An extended excerpt:
Click data seems the perfect source of information when deciding which documents (or ads) to show in answer to a query. It can be thought of as the results of users voting in favor of the documents they find interesting.The paper also discusses a "multiple browsing model" that attempts to capture that different people browse differently on different types of queries (e.g. navigational vs. informational), but that model, surprisingly, failed to yield an improvement.
Nevertheless, [click data] cannot be used without further processing: A fundamental problem is the position bias. The probability of a document being clicked depends not only on its relevance, but on other factors as its position on the result page ... Eye-tracking experiments show that a user is less likely to examine results near the bottom of the list ... [and] that a document is not clicked with the same frequency if situated after a highly relevant or mediocre document.
The Cascade Model assumes that users view search results from top to bottom, deciding whether to click each result before moving to the next ... The cascade model is based on a simplistic behavior model: Users examine all the documents sequentially until they find a relevant document and then abandon the search.
We generalize this and allow for the possibility that a user skips a document without examining it .... We propose that the probability of examination is dependent on the distance d from the last click as well as on the position r in the ranking. The intuition behind using the distance is that a user tends to abandon the search after seeing a long sequence of unattractive snippets on the page.
Our solution outperforms very significantly all previous models ... Our findings confirm that [users] almost always see the document directly after the clicked document .. and explain why documents situated just after a very relevant document are clicked more often.

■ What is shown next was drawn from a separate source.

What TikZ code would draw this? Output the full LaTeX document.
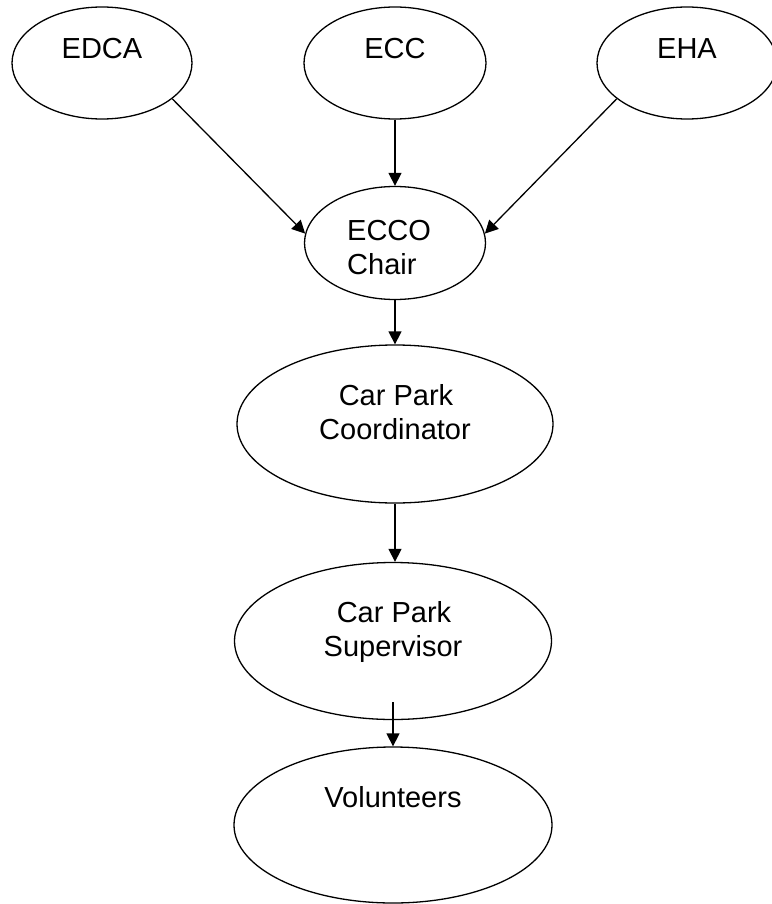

Please see also Craswell et al., "An Experimental Comparison of Click-Position Bias Models" (PDF), a fun WSDM 2008 paper that proposes a Cascade Model for how searchers review search results.
2 comments:
I no longer follow this model, however - now, I middle-click on multiple promising results, and then iterate through tabs quickly sorting the wheat from the chaff. Under this model, clicks on e.g. the second or third result do not mean that the first result was most relevant.
I wonder if my pattern will become more prevalent, as users get more used to tabs?